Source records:

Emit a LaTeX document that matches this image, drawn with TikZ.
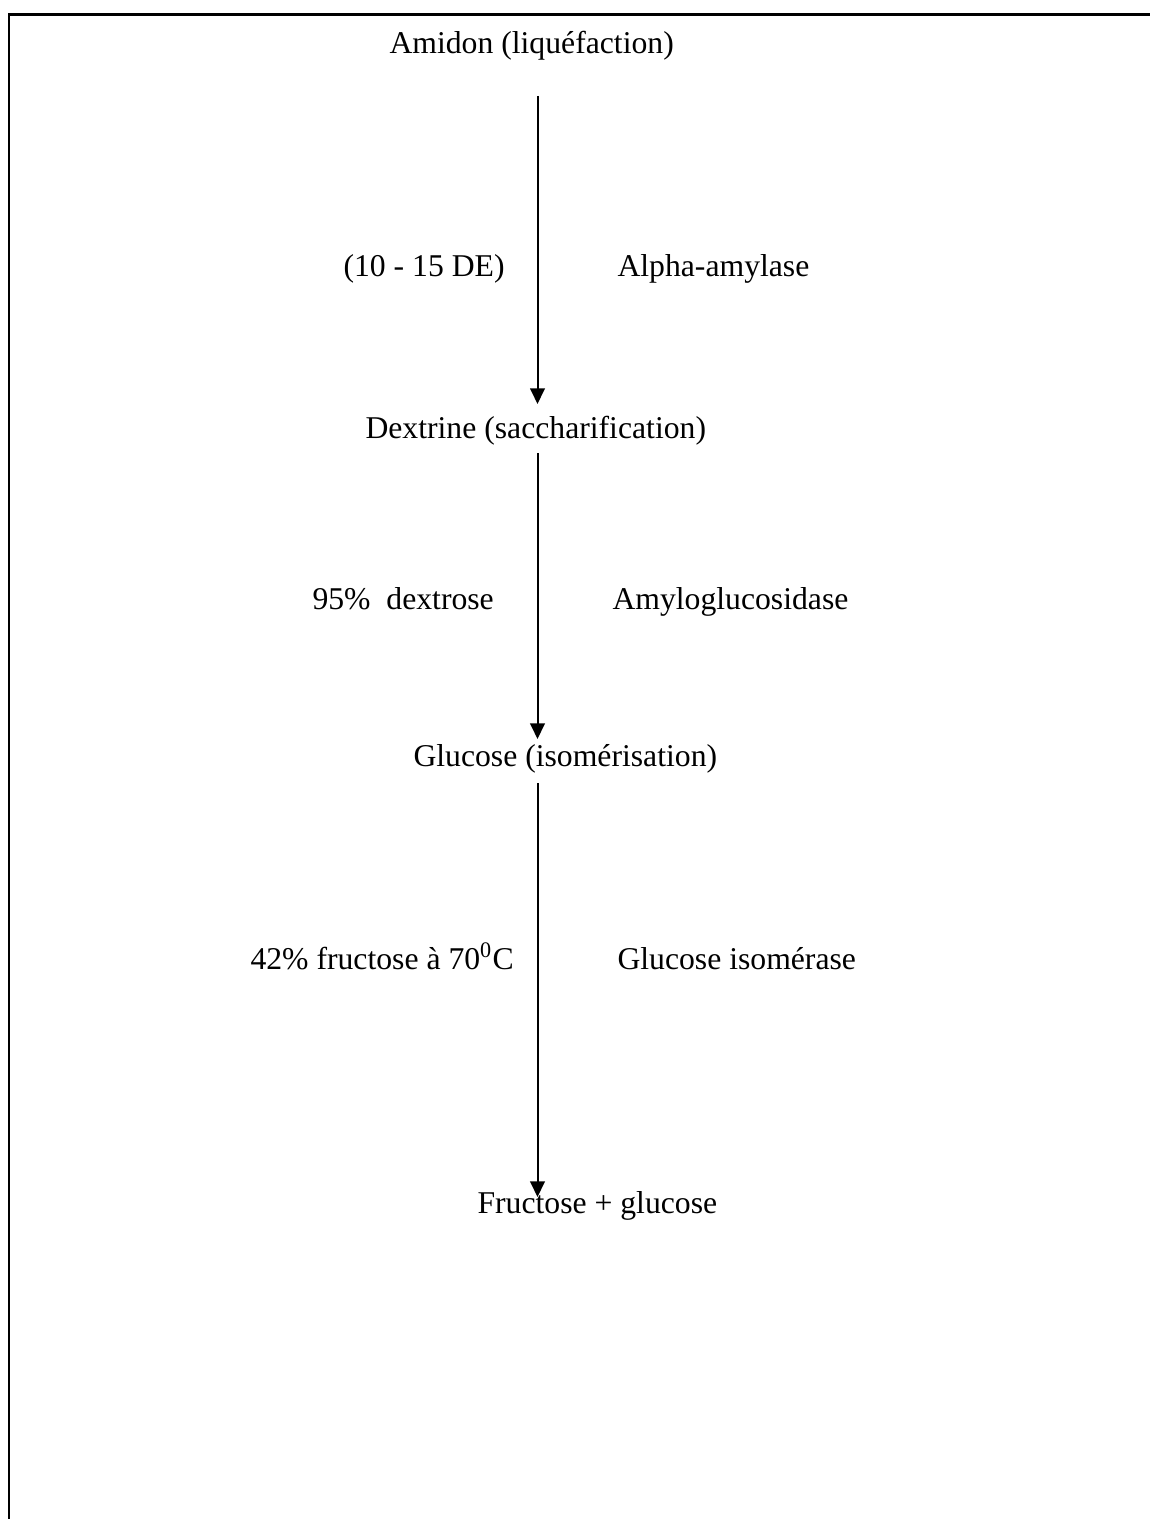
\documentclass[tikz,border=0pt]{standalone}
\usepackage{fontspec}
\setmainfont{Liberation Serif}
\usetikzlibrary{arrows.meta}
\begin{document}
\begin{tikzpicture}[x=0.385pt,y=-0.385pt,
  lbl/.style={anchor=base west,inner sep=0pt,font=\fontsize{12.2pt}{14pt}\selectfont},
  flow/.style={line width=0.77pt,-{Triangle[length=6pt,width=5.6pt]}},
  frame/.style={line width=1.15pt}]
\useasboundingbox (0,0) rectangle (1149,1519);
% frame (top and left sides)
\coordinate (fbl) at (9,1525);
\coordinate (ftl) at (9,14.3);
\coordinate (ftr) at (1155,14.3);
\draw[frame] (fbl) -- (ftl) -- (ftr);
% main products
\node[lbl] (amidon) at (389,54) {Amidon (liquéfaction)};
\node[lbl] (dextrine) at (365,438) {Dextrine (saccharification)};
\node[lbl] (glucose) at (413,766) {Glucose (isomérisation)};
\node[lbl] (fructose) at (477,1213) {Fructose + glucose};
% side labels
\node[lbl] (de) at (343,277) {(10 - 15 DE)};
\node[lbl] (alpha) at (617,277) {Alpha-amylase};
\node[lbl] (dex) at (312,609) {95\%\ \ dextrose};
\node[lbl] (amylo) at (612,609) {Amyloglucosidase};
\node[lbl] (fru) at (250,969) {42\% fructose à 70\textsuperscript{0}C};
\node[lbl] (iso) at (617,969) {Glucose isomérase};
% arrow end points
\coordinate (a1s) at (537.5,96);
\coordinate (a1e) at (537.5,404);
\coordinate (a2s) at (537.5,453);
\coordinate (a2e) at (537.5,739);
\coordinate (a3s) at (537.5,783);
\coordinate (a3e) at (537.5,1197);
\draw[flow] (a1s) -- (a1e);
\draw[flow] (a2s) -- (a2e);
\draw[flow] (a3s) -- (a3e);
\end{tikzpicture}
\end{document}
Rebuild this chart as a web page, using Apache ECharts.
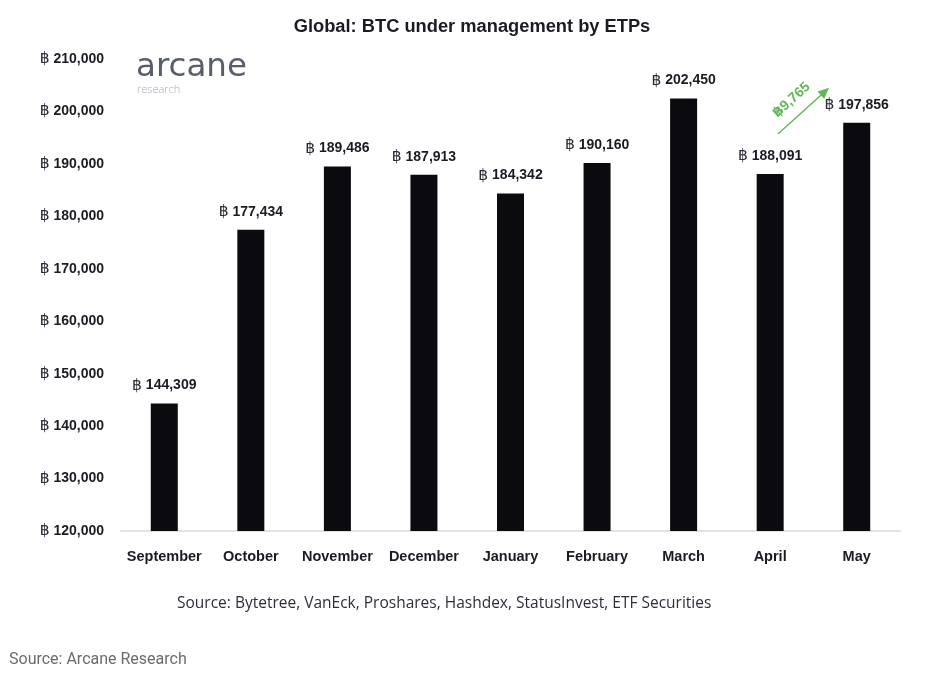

## AIM OF THE TASK
Reproduce the material word for word, minus the images.

## RESPONSE TO THIS EXERCISE
Emit a LaTeX document that matches this image, drawn with TikZ.
\documentclass[tikz,border=0pt]{standalone}
\usepackage{fontspec}
\setmainfont{Liberation Serif}
\usetikzlibrary{arrows.meta}
\begin{document}
\begin{tikzpicture}[x=0.385pt,y=-0.385pt,
  lbl/.style={anchor=base west,inner sep=0pt,font=\fontsize{12.2pt}{14pt}\selectfont},
  flow/.style={line width=0.77pt,-{Triangle[length=6pt,width=5.6pt]}},
  frame/.style={line width=1.15pt}]
\useasboundingbox (0,0) rectangle (1149,1519);
% frame (top and left sides)
\coordinate (fbl) at (9,1525);
\coordinate (ftl) at (9,14.3);
\coordinate (ftr) at (1155,14.3);
\draw[frame] (fbl) -- (ftl) -- (ftr);
% main products
\node[lbl] (amidon) at (389,54) {Amidon (liquéfaction)};
\node[lbl] (dextrine) at (365,438) {Dextrine (saccharification)};
\node[lbl] (glucose) at (413,766) {Glucose (isomérisation)};
\node[lbl] (fructose) at (477,1213) {Fructose + glucose};
% side labels
\node[lbl] (de) at (343,277) {(10 - 15 DE)};
\node[lbl] (alpha) at (617,277) {Alpha-amylase};
\node[lbl] (dex) at (312,609) {95\%\ \ dextrose};
\node[lbl] (amylo) at (612,609) {Amyloglucosidase};
\node[lbl] (fru) at (250,969) {42\% fructose à 70\textsuperscript{0}C};
\node[lbl] (iso) at (617,969) {Glucose isomérase};
% arrow end points
\coordinate (a1s) at (537.5,96);
\coordinate (a1e) at (537.5,404);
\coordinate (a2s) at (537.5,453);
\coordinate (a2e) at (537.5,739);
\coordinate (a3s) at (537.5,783);
\coordinate (a3e) at (537.5,1197);
\draw[flow] (a1s) -- (a1e);
\draw[flow] (a2s) -- (a2e);
\draw[flow] (a3s) -- (a3e);
\end{tikzpicture}
\end{document}
Rebuild this chart as a web page, using Apache ECharts.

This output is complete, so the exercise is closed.